Thanks for taking time to write the letter you did. —Scott


 

… Our readers reply

Dear Scott,

Thank you for your reply.  At the outset, let us state our deepest respect for you and sympathy with the experiences that you endured as a result of your beliefs.  Suffice it to say, during the time that you and Eric Breindel were at the Post, reading the editorial pages was one of our great joys.  Your untimely departure was an unhappy moment.  As you well know, at the same time similar unhappy things were happening at the National Review.

Whatever satisfaction you may take from seeing your former friends uncomfortable, it is not worth the damage that it will do to our country.  These neocons and their ilk are to be pitied not despised.  They will witness, sooner than later, the folly of their beliefs.

You state that there is a 50% chance that Muslims in this country will become Westernized and lose their anti-Western/Christian biases.  Are you willing to roll the dice on this? Certainly, European countries, among them France, Germany, and Italy, have not seen assimilation occurring.  In fact, the opposite has happened.  As their numbers increase, Muslims have become more radicalized and resentful.  Their condemnation of Israel should be seen for what it is - a condemnation of the West, with Israel as the surrogate.  By meeting with these people and sympathizing with their grievances, you and PJB are flattering the very impulses that you hate yourselves.

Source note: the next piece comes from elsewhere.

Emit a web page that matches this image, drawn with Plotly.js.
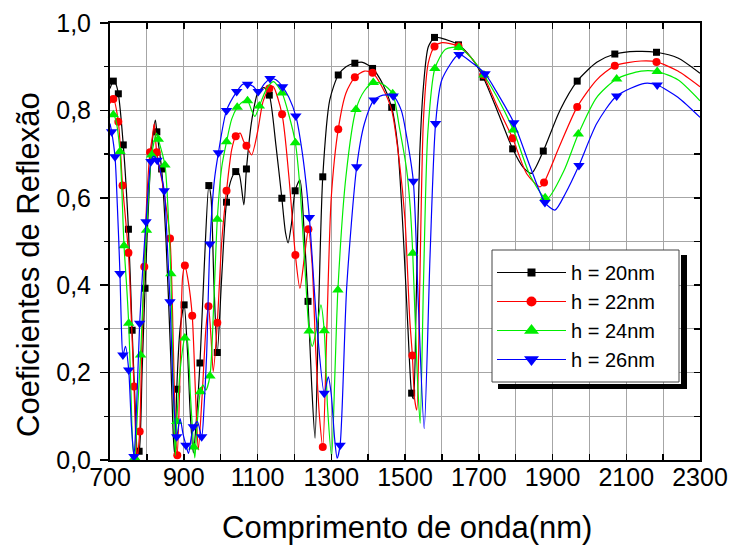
<!DOCTYPE html>
<html>
<head>
<meta charset="utf-8">
<script src="https://cdn.plot.ly/plotly-3.0.1.min.js"></script>
<style>html,body{margin:0;padding:0;background:#fff;}#chart{width:732px;height:550px;}</style>
</head>
<body>
<div id="chart"></div>
<script>
// ---- data ----
const seriesNames = ['h = 20nm', 'h = 22nm', 'h = 24nm', 'h = 26nm'];

// h = 20nm (black) - curve
const x20 = [700,709,715,722.6,736,750,760,768,775,779,787,795,808,816,823,827,840,852,864,872,876,881,890,901,910,918,926,935,944,956,968,974,982,991,1003,1016,1030,1041,1050,1063,1070,1085,1102,1118,1132,1150,1166,1176,1183,1192,1202,1215,1226,1237,1247,1256,1266,1277,1296,1319,1340,1364,1385,1412,1440,1464,1480,1495,1508,1518,1523,1530,1540,1550,1563,1580,1600,1645,1680,1712,1750,1792,1820,1843,1875,1920,1967,2020,2069,2128,2182,2240,2300];
const y20 = [.85,.867,.862,.838,.721,.528,.297,.13,.015,.02,.2,.393,.65,.74,.778,.751,.666,.5,.25,.05,.01,.162,.3,.355,.25,.1,.016,.1,.222,.45,.628,.6,.4,.246,.42,.59,.645,.66,.655,.584,.666,.78,.843,.852,.835,.72,.599,.52,.497,.54,.616,.641,.53,.363,.17,.05,.35,.648,.824,.881,.9,.908,.91,.896,.86,.807,.72,.52,.3,.153,.14,.35,.7,.855,.945,.967,.965,.95,.92,.876,.8,.712,.67,.656,.707,.8,.867,.91,.929,.935,.933,.92,.885];
// h = 20nm - symbols
const mx20 = [709,722.6,736,750,760,779,795,827,840,881,901,944,968,991,1016,1041,1070,1132,1166,1202,1237,1277,1319,1364,1412,1464,1518,1580,1645,1712,1792,1875,1967,2069,2182];
const my20 = [.867,.838,.721,.528,.297,.02,.393,.751,.666,.162,.355,.222,.628,.246,.59,.66,.666,.835,.599,.616,.363,.648,.881,.908,.896,.807,.153,.967,.95,.876,.712,.707,.867,.929,.933];

// h = 22nm (red)
const x22 = [700,709,722.6,734,750,758,765,770,774,780.5,786,793,800,808.5,815,820,826.6,845,862.7,872,877,882.5,890,897,903,912,923,932,939.5,950,960,967,974,980,991,1003,1016,1030,1041,1053,1062,1070,1084,1100,1115,1132,1142,1166.6,1185,1202.7,1215,1228,1238,1248,1258,1268,1277,1288,1300,1319,1340,1364,1390,1412,1440,1464,1485,1500,1513,1520,1526,1532,1540,1550,1563,1580,1600,1645,1680,1712,1750,1792,1830,1866,1877,1920,1967,2020,2069,2140,2182,2240,2300];
const y22 = [.816,.826,.774,.628,.474,.32,.168,.05,.005,.065,.25,.442,.6,.704,.74,.77,.704,.62,.507,.25,.08,.011,.2,.42,.445,.41,.33,.15,.023,.15,.3,.352,.28,.202,.314,.5,.616,.71,.741,.748,.73,.719,.698,.75,.82,.85,.855,.791,.65,.469,.393,.47,.528,.45,.25,.1,.03,.3,.6,.757,.84,.876,.89,.886,.85,.8,.68,.55,.32,.239,.14,.114,.4,.778,.908,.946,.955,.947,.92,.881,.81,.736,.655,.625,.635,.72,.808,.87,.902,.913,.911,.89,.854];
const mx22 = [709,722.6,734,750,765,780.5,793,808.5,826.6,862.7,882.5,903,923,967,991,1016,1041,1070,1132,1166.6,1202.7,1238,1277,1319,1364,1412,1520,1580,1645,1712,1792,1877,1967,2069,2182];
const my22 = [.826,.774,.628,.474,.168,.065,.442,.704,.704,.507,.011,.445,.33,.352,.314,.616,.741,.719,.85,.791,.469,.528,.03,.757,.876,.886,.239,.946,.947,.881,.736,.635,.808,.902,.911];

// h = 24nm (green)
const x24 = [700,709,715,727,738,745,750.7,756,762,767,775,783,790,799,813,826,831,849,857,865,872,877,881,892,903,908,918,925,930,936,945,952,960,971,981,991,1003,1016,1030,1045,1060,1073,1084,1093,1105,1125,1143,1166.6,1185,1202.7,1215,1229,1240,1248.6,1260,1272,1281,1290,1301,1310,1318,1340,1367,1390,1414,1440,1466.6,1485,1504.5,1514,1521,1533,1541,1550,1562,1581,1610,1646,1680,1714,1750,1794,1840,1885,1930,1970,2020,2074,2140,2184,2240,2300];
const y24 = [.786,.79,.78,.706,.49,.4,.313,.18,.03,.005,.12,.24,.38,.526,.698,.748,.734,.675,.58,.426,.15,.01,.088,.22,.279,.28,.15,.05,.005,.08,.156,.172,.16,.192,.35,.551,.67,.728,.78,.807,.82,.822,.8,.786,.81,.85,.866,.84,.79,.726,.625,.435,.295,.26,.3,.355,.296,.12,.008,.2,.389,.65,.802,.845,.864,.86,.838,.76,.664,.58,.473,.2,.084,.4,.75,.896,.94,.944,.92,.881,.83,.755,.65,.598,.66,.746,.83,.872,.89,.889,.87,.822];
const mx24 = [709,727,738,750.7,767,783,799,813,831,849,865,881,903,927,945,971,991,1016,1045,1073,1105,1166.6,1202.7,1240,1281,1318,1367,1414,1466.6,1521,1581,1646,1714,1794,1880,1970,2074,2184];
const my24 = [.79,.706,.49,.313,.005,.24,.526,.698,.734,.675,.426,.088,.279,.03,.156,.192,.551,.728,.807,.822,.81,.84,.726,.295,.296,.389,.802,.864,.838,.473,.896,.944,.881,.755,.6,.746,.872,.889];

// h = 26nm (blue)
const x26 = [700,704.5,713.6,720,727,731,735,742,750.7,758,765,772,780.5,789,797.6,811,818,828,847,855,862.7,872,880.8,890,898,906,913,920,926,937,948.6,955,962,971,983,994,1016,1043.6,1060,1073,1088,1102,1118,1134,1150,1168,1185,1204,1222,1240.6,1260,1281,1292,1300,1309,1316,1324,1342,1369,1390,1416,1440,1468,1490,1504.5,1522.6,1536,1552,1568,1583,1600,1646.5,1680,1717,1750,1795,1840,1879.5,1906.6,1935,1971.7,2020,2074,2150,2184,2240,2300];
const y26 = [.77,.751,.694,.58,.427,.3,.24,.26,.206,.08,.008,.12,.313,.44,.545,.683,.695,.686,.616,.5,.362,.15,.053,.095,.06,.034,.015,.05,.076,.088,.053,.12,.24,.494,.64,.703,.8,.843,.86,.86,.855,.843,.86,.873,.87,.854,.83,.787,.7,.555,.32,.153,.19,.15,.05,.004,.034,.397,.671,.77,.824,.835,.833,.8,.74,.638,.36,.072,.47,.77,.87,.928,.91,.884,.84,.772,.67,.589,.572,.61,.674,.77,.833,.862,.858,.83,.784];
const mx26 = [704.5,713.6,727,735,750.7,765,780.5,797.6,811,828,847,862.7,880.8,906,926,948.6,971,994,1016,1043.6,1073,1102,1134,1168,1204,1240.6,1281,1324,1369,1416,1468,1522.6,1583,1646.5,1717,1795,1879.5,1971.7,2074,2184];
const my26 = [.751,.694,.427,.24,.206,.008,.313,.545,.683,.686,.616,.362,.053,.034,.076,.053,.494,.703,.8,.843,.86,.843,.873,.854,.787,.555,.153,.034,.671,.824,.833,.638,.77,.928,.884,.772,.589,.674,.833,.858];

// tick labels
const xTickVals = [700,900,1100,1300,1500,1700,1900,2100,2300];
const xTickText = ['700','900','1100','1300','1500','1700','1900','2100','2300'];
const yTickVals = [0,0.2,0.4,0.6,0.8,1.0];
const yTickText = ['0,0','0,2','0,4','0,6','0,8','1,0'];

// ---- styling ----
const FONT = 'Liberation Sans, Arial, sans-serif';
const colors = ['#000000', '#ff0000', '#00ee00', '#0000ff'];
const symbols = ['square', 'circle', 'triangle-up', 'triangle-down'];
const msize = [7, 8, 10, 10];
const legSize = [8, 10, 13, 13];

const curves = [[x20, y20], [x22, y22], [x24, y24], [x26, y26]];
const marks = [[mx20, my20], [mx22, my22], [mx24, my24], [mx26, my26]];

const traces = [];
for (let i = 0; i < 4; i++) {
  traces.push({
    x: curves[i][0], y: curves[i][1], type: 'scatter', mode: 'lines',
    line: {color: colors[i], width: 1.2, shape: 'spline', smoothing: 0.7},
    showlegend: false, hoverinfo: 'skip'
  });
  traces.push({
    x: marks[i][0], y: marks[i][1], type: 'scatter', mode: 'markers',
    marker: {color: colors[i], symbol: symbols[i], size: msize[i], line: {width: 0}},
    showlegend: false, cliponaxis: false, hoverinfo: 'skip'
  });
}
for (let i = 0; i < 4; i++) {
  traces.push({
    x: [null], y: [null], type: 'scatter', mode: 'lines+markers', name: seriesNames[i],
    line: {color: colors[i], width: 1.2},
    marker: {color: colors[i], symbol: symbols[i], size: legSize[i], line: {width: 0}},
    yaxis: i === 3 ? 'y2' : 'y', showlegend: true
  });
}

const gridC = '#a6a6a6';
const px2x = p => (p - 110) / 590;
const py2y = p => (460 - p) / 437;

const layout = {
  width: 732, height: 550,
  margin: {l: 110, r: 32, t: 23, b: 90, pad: 0},
  paper_bgcolor: '#fff', plot_bgcolor: '#fff',
  font: {family: FONT, color: '#000'},
  showlegend: true,
  xaxis: {
    range: [700, 2300], tickmode: 'array', tickvals: xTickVals, ticktext: xTickText,
    ticks: 'inside', ticklen: 6, tickwidth: 1.5, tickcolor: '#000',
    showline: true, linecolor: '#000', linewidth: 2, mirror: 'ticks',
    showgrid: true, gridcolor: gridC, gridwidth: 1, zeroline: false,
    minor: {tickmode: 'linear', tick0: 700, dtick: 100, ticks: 'inside', ticklen: 6, tickwidth: 1.5, tickcolor: '#000', showgrid: true, gridcolor: gridC, gridwidth: 1},
    tickfont: {size: 25, family: FONT}, ticklabelstandoff: -6
  },
  yaxis: {
    range: [0, 1], tickmode: 'array', tickvals: yTickVals, ticktext: yTickText,
    ticks: 'outside', ticklen: 8, tickwidth: 1.5, tickcolor: '#000',
    showline: true, linecolor: '#000', linewidth: 2, mirror: true,
    showgrid: true, gridcolor: gridC, gridwidth: 1, zeroline: false,
    minor: {tickmode: 'linear', tick0: 0, dtick: 0.1, ticks: 'outside', ticklen: 4, tickwidth: 1.5, tickcolor: '#000', showgrid: true, gridcolor: gridC, gridwidth: 1},
    tickfont: {size: 25, family: FONT}, ticklabelstandoff: 4
  },
  yaxis2: {
    overlaying: 'y', side: 'right', range: [0, 1], matches: 'y',
    tickmode: 'array', tickvals: yTickVals, ticks: 'inside', ticklen: 6, tickwidth: 1.5, tickcolor: '#000',
    minor: {tickmode: 'linear', tick0: 0, dtick: 0.1, ticks: 'inside', ticklen: 6, tickwidth: 1.5, tickcolor: '#000', showgrid: false},
    showticklabels: false, showgrid: false, showline: false, zeroline: false
  },
  legend: {
    x: px2x(492), y: py2y(253), xanchor: 'left', yanchor: 'top',
    bgcolor: 'rgba(0,0,0,0)', borderwidth: 0,
    font: {size: 20, family: FONT}, itemwidth: 69, tracegroupgap: 0
  },
  annotations: [
    {text: 'Comprimento de onda(nm)', xref: 'paper', yref: 'paper', x: px2x(407), y: py2y(527),
     xanchor: 'center', yanchor: 'middle', showarrow: false, font: {size: 31, family: FONT}},
    {text: 'Coeficientes de Reflexão', xref: 'paper', yref: 'paper', x: px2x(28), y: py2y(265),
     xanchor: 'center', yanchor: 'middle', textangle: -90, showarrow: false, font: {size: 31, family: FONT}}
  ],
  shapes: [
    // legend frame and its drop shadow
    {type: 'rect', xref: 'paper', yref: 'paper', x0: px2x(492), x1: px2x(679), y0: py2y(382), y1: py2y(250), fillcolor: '#fff', line: {color: '#444', width: 1}, layer: 'above'},
    {type: 'rect', xref: 'paper', yref: 'paper', x0: px2x(681), x1: px2x(687), y0: py2y(389), y1: py2y(255), fillcolor: '#000', line: {width: 0}, layer: 'above'},
    {type: 'rect', xref: 'paper', yref: 'paper', x0: px2x(498), x1: px2x(687), y0: py2y(389), y1: py2y(384), fillcolor: '#000', line: {width: 0}, layer: 'above'}
  ]
};

Plotly.newPlot('chart', traces, layout, {staticPlot: true, displayModeBar: false});
</script>
</body>
</html>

As for the "cultural conservative" argument, what groups (other than West Side Jews) don't consider themselves culturally conservative?  That is the very argument Republicans use when they defend continued legal and illegal immigration of Hispanics.  And Republicans will continue to defend this as they watch themselves inexorably become the "minority" party.  Maybe they can hope for some affirmative action on their behalf when that happens.